Advances in earth science research have shown that unique, predictable relations exist among landscape position, soil, vegetation, and geology. Further, new instrumentation is providing a wide range of environmental information to enhance the ability to characterize ground and subsurface conditions. Models and methods from geomorphology, soil science, climatology, and atmospheric science will be integrated with remote-sensing techniques and other technologies to develop a new predictive model. Satellites and unmanned aerial vehicles will be used to remotely collect new information.

The predictive model will be developed through implementation of the following objectives:

• Evaluating current scientific understanding of surficial processes, assessing remote-sensing technologies and capabilities, and compiling existing data to predict desert terrain conditions.
  
• Integrating knowledge of desert surficial processes and remote-sensing technologies to develop a dynamic model for predicting desert terrain conditions.
  
• Validating the predictive model across diverse desert terrain.

Infiltrometer set up at the Yuma Proving Ground. Various techniques will be used in characterizing the spatial distribution of soil properties to predict potential for dust emissions and determine suitability for passage by vehicles and troops.

Current available information is insufficient for predicting desert terrain conditions suitable for military traffic and operations and for identifying potential hazards. Spatial distribution, age, and geology of desert landforms will be systematically integrated into geomorphic models, providing a platform for predicting terrain conditions. Information collected remotely will be integrated into models to link observable surface conditions to wide-scale subsurface conditions in near real-time. Using these models, DRI scientists can “invert” the processes that drive surface evolution to determine subsurface conditions from surface measurements. Additionally, integrating weather information and weather forecasts with information about soil hydrologic properties is expected to increase the predictive capabilities of the model.

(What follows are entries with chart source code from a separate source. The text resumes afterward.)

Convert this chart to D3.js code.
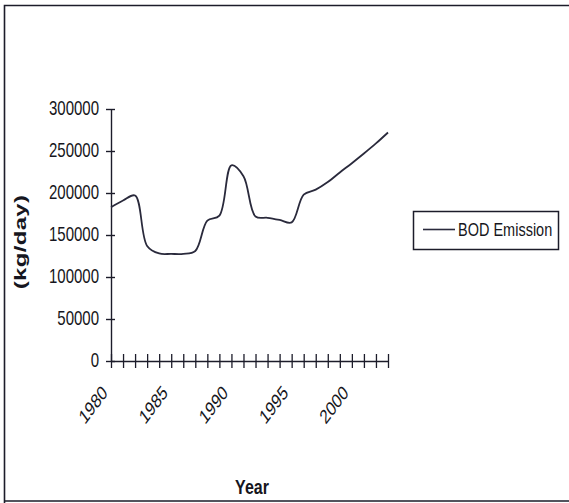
<!DOCTYPE html>
<html>
<head>
<meta charset="utf-8">
<script src="https://cdn.jsdelivr.net/npm/d3@7"></script>
<style>
  html, body { margin: 0; padding: 0; background: #fff; }
  svg { display: block; }
  text { font-family: "Liberation Sans", Arial, sans-serif; fill: #161620; }
</style>
</head>
<body>
<svg id="chart" width="569" height="503"></svg>
<script>
// BOD emission by year (kg/day)
const years = [1980, 1981, 1982, 1983, 1984, 1985, 1986, 1987, 1988, 1989, 1990, 1991,
               1992, 1993, 1994, 1995, 1996, 1997, 1998, 1999, 2000, 2001, 2002, 2003];
const bodEmission = [183000, 191000, 197000, 137000, 128000, 127500, 127500, 131000,
                     167000, 173000, 233000, 220000, 172000, 170500, 168000, 165000,
                     198000, 204000, 213000, 224500, 235500, 247000, 259000, 272000];
const yTicks = [0, 50000, 100000, 150000, 200000, 250000, 300000];
const xLabelYears = [1980, 1985, 1990, 1995, 2000];
const seriesName = "BOD Emission";
const yTitle = "(kg/day)";
const xTitle = "Year";

const ink = "#1c1c2a";
const stretch = 1.32;   // tall, narrow lettering

const svg = d3.select("#chart");

// outer frame
svg.append("path")
  .attr("d", "M4.5,503 L4.5,5.5 L575,5.5 M4.5,501 L575,501")
  .attr("fill", "none").attr("stroke", ink).attr("stroke-width", 1.6);

const x = d3.scalePoint().domain(years).range([111, 388]);
const y = d3.scaleLinear().domain([0, 300000]).range([361, 109]);

// y axis
const gy = svg.append("g").attr("transform", "translate(111,0)")
  .call(d3.axisLeft(y).tickValues(yTicks).tickSizeOuter(0).tickFormat(d3.format("d")));
gy.select(".domain").attr("stroke", ink).attr("stroke-width", 1.4);
gy.selectAll(".tick line").attr("x1", -5).attr("x2", 4).attr("stroke", ink).attr("stroke-width", 1.4);
gy.selectAll(".tick text")
  .attr("x", null).attr("dy", null)
  .attr("text-anchor", "end")
  .attr("font-size", 15)
  .attr("font-family", "'Liberation Sans', Arial, sans-serif")
  .attr("fill", ink)
  .attr("transform", `translate(-12,5.5) scale(1,${stretch})`);

// x axis: a tick for every year, labels every fifth year
const gx = svg.append("g").attr("transform", "translate(0,361)")
  .call(d3.axisBottom(x).tickSizeOuter(0)
    .tickFormat(d => xLabelYears.includes(d) ? String(d) : ""));
gx.select(".domain").attr("stroke", ink).attr("stroke-width", 1.4);
gx.selectAll(".tick line").attr("y1", -7).attr("y2", 7).attr("stroke", ink).attr("stroke-width", 1.3);
gx.selectAll(".tick text")
  .attr("y", null).attr("dy", null)
  .attr("text-anchor", "end")
  .attr("font-size", 15)
  .attr("font-family", "'Liberation Sans', Arial, sans-serif")
  .attr("fill", ink)
  .attr("transform", `translate(-3,33) scale(1,${stretch}) rotate(-45)`);

// series line
const line = d3.line()
  .x((d, i) => x(years[i]))
  .y(d => y(d))
  .curve(d3.curveCatmullRom.alpha(0.5));
svg.append("path")
  .datum(bodEmission)
  .attr("d", line)
  .attr("fill", "none")
  .attr("stroke", "#2a2a3c")
  .attr("stroke-width", 1.8)
  .attr("stroke-linejoin", "round");

// axis titles
svg.append("text")
  .attr("transform", `translate(26,242) scale(1,1.4) rotate(-90)`)
  .attr("text-anchor", "middle")
  .attr("font-size", 17).attr("font-weight", "bold")
  .attr("letter-spacing", 0.3)
  .text(yTitle);

svg.append("text")
  .attr("transform", `translate(252,494) scale(1,${stretch})`)
  .attr("text-anchor", "middle")
  .attr("font-size", 16).attr("font-weight", "bold")
  .text(xTitle);

// legend
const lg = svg.append("g");
lg.append("rect")
  .attr("x", 413.5).attr("y", 211.5).attr("width", 145).attr("height", 38)
  .attr("fill", "#fff").attr("stroke", ink).attr("stroke-width", 1.5);
lg.append("line")
  .attr("x1", 423).attr("x2", 455).attr("y1", 229.5).attr("y2", 229.5)
  .attr("stroke", "#2a2a3c").attr("stroke-width", 1.6);
lg.append("text")
  .attr("transform", `translate(458,236) scale(1,${stretch})`)
  .attr("font-size", 14.5)
  .text(seriesName);
</script>
</body>
</html>
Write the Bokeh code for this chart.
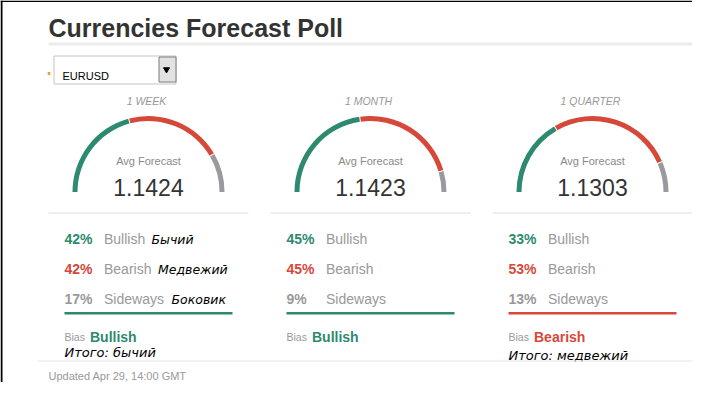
import math
from bokeh.plotting import figure
from bokeh.models import Range1d
from bokeh.core.properties import value
from bokeh.embed import file_html
from bokeh.resources import INLINE

# ---------------- data ----------------
title = "Currencies Forecast Poll"
pair = "EURUSD"
periods = ["1 WEEK", "1 MONTH", "1 QUARTER"]
avg_forecast = [1.1424, 1.1423, 1.1303]
bullish = [42, 45, 33]
bearish = [42, 45, 53]
sideways = [17, 9, 13]
bias = ["Bullish", "Bullish", "Bearish"]
row_labels = ["Bullish", "Bearish", "Sideways"]
row_labels_ru = ["Бычий", "Медвежий", "Боковик"]   # shown in first column only
summary_ru = ["Итого: бычий", "", "Итого: медвежий"]
updated = "Updated Apr 29, 14:00 GMT"

# ---------------- style / layout ----------------
TEAL = "#2d8a70"
RED = "#d6483a"
GREY_ARC = "#9a9a9e"
GREY_TXT = "#999999"
DARK = "#333333"
FONT = "Liberation Sans"
RU_FONT = "DejaVu Sans"

W, H = 692, 382


def Y(py):
    # picture pixel y -> data y (data y grows upward)
    return 398 - py


p = figure(width=W, height=H, x_range=Range1d(0, W), y_range=Range1d(398 - H, 398),
           output_backend="svg", toolbar_location=None, min_border=0,
           x_axis_location=None, y_axis_location=None)
p.grid.visible = False
p.outline_line_color = None
p.background_fill_color = "white"
p.border_fill_color = "white"


def txt(x, y, s, size, color, style="normal", font=FONT, align="left"):
    p.text(x=[x], y=[Y(y)], text=[s], text_font=value(font),
           text_font_size=value(size), text_color=color, text_font_style=style,
           text_align=align, text_baseline="alphabetic")


# frame (left / top edges)
p.quad(left=[0], right=[2], top=[Y(0)], bottom=[Y(398)], fill_color="black", line_color=None)
p.quad(left=[0], right=[W], top=[Y(0)], bottom=[Y(1.5)], fill_color="black", line_color=None)

# title + rule
txt(48, 27, title, "25px", DARK, "bold")
p.quad(left=[48], right=[W], top=[Y(42)], bottom=[Y(45)], fill_color="#ececec", line_color=None)

# dropdown
p.scatter(x=[48.5], y=[Y(73)], size=2, marker="square", color="#f0a030")
p.quad(left=[53.5], right=[175.5], top=[Y(55.5)], bottom=[Y(83.5)],
       fill_color="white", line_color="#c4c4c4", line_width=1)
p.quad(left=[158.5], right=[175.5], top=[Y(56.5)], bottom=[Y(81.5)],
       fill_color="#e2e2e2", line_color="#7c7c7c", line_width=1)
p.scatter(x=[166], y=[Y(69)], size=6, marker="inverted_triangle", color="black")
txt(62, 75.5, pair, "11px", "black")

COL_W, COL_GAP, COL0 = 200, 22, 48
GAP_DEG = 0.8

xs, ys, starts, ends, cols = [], [], [], [], []
for i in range(3):
    left = COL0 + i * (COL_W + COL_GAP)
    cx = left + COL_W / 2

    # period label
    txt(cx - 2, 100.5, periods[i], "10.5px", GREY_TXT, "italic", align="center")

    # gauge
    vals = [bullish[i], bearish[i], sideways[i]]
    colors = [TEAL, RED, GREY_ARC]
    tot = sum(vals)
    cum = 0
    for k, v in enumerate(vals):
        hi = 180 - cum / tot * 180
        lo = 180 - (cum + v) / tot * 180
        if k > 0:
            hi -= GAP_DEG / 2
        if k < len(vals) - 1:
            lo += GAP_DEG / 2
        xs.append(cx)
        ys.append(Y(191.5))
        starts.append(math.radians(lo))
        ends.append(math.radians(hi))
        cols.append(colors[k])
        cum += v

    txt(cx, 160.5, "Avg Forecast", "11px", "#8a8a8a", align="center")
    txt(cx, 186.7, f"{avg_forecast[i]:.4f}", "23px", DARK, align="center")

    # separator
    p.segment(x0=[left], x1=[left + COL_W], y0=[Y(212.5)], y1=[Y(212.5)],
              line_color="#dddddd", line_width=1)

    # rows
    pcts = [bullish[i], bearish[i], sideways[i]]
    pct_cols = [TEAL, RED, GREY_TXT]
    ru_off = [47.5, 54, 67.5]
    for r in range(3):
        by = 238.5 + r * 30
        txt(left + 16, by, f"{pcts[r]}%", "14px", pct_cols[r], "bold")
        txt(left + 55.5, by, row_labels[r], "14px", GREY_TXT)
        if i == 0:
            txt(left + 55.5 + ru_off[r], by, row_labels_ru[r], "12.5px", "black", "italic", font=RU_FONT)

    bcol = TEAL if bias[i] == "Bullish" else RED
    p.quad(left=[left + 16], right=[left + 184], top=[Y(311.5)], bottom=[Y(314)],
           fill_color=bcol, line_color=None)
    txt(left + 16, 336.5, "Bias", "10.5px", GREY_TXT)
    txt(left + 41.5, 336.5, bias[i], "14px", bcol, "bold")
    if summary_ru[i]:
        sy = 352 if i == 0 else 354.5
        txt(left + 16, sy, summary_ru[i], "13px", "black", "italic", font=RU_FONT)

p.annular_wedge(x=xs, y=ys, inner_radius=71, outer_radius=76, start_angle=starts,
                end_angle=ends, direction="anticlock",
                fill_color=cols, line_color=None)

# footer
p.segment(x0=[37], x1=[W], y0=[Y(360.5)], y1=[Y(360.5)], line_color="#e6e6e6", line_width=1)
txt(48, 375.5, updated, "11px", GREY_TXT)

open("out.html", "w").write(file_html(p, INLINE))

Aerial view of the Yuma Proving Ground showing features ranging from smooth surfaces covered by desert pavement to surfaces that are highly dissected by deep ephemeral washes.

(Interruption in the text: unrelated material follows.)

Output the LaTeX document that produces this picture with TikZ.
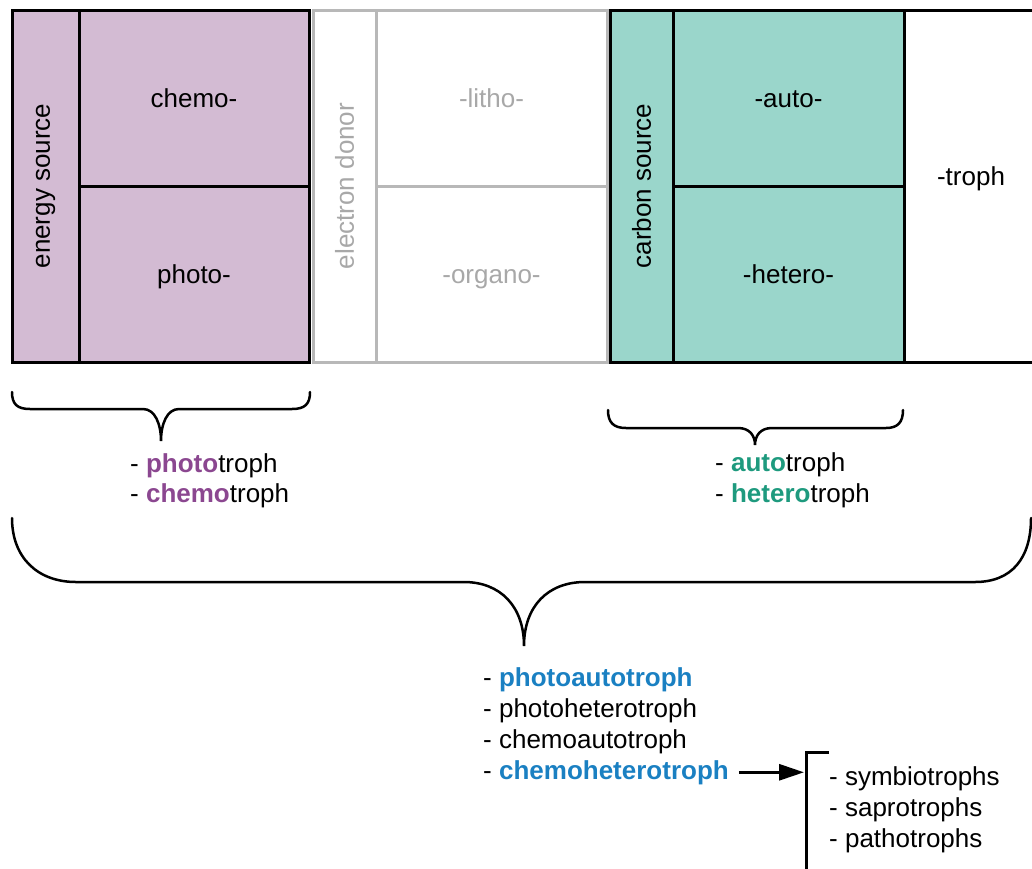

Up to four principal study areas will be used to develop and initially test the predictive model: U.S. Army Yuma Proving Ground, U.S. Army National Training Center, Nevada Test Site, and Negev Desert in Israel. The model will be validated across diverse desert terrains including alluvial fans, alluvial terraces, dunes, active channels, playas, and other features common to military operations. Early input about desert terrain conditions from military personnel will be used to identify strategies for training military personnel in predicting desert terrain conditions. In addition to supporting battlefield readiness requirements, this project will contribute to overall stewardship of U.S. Department of Defense installations in arid regions.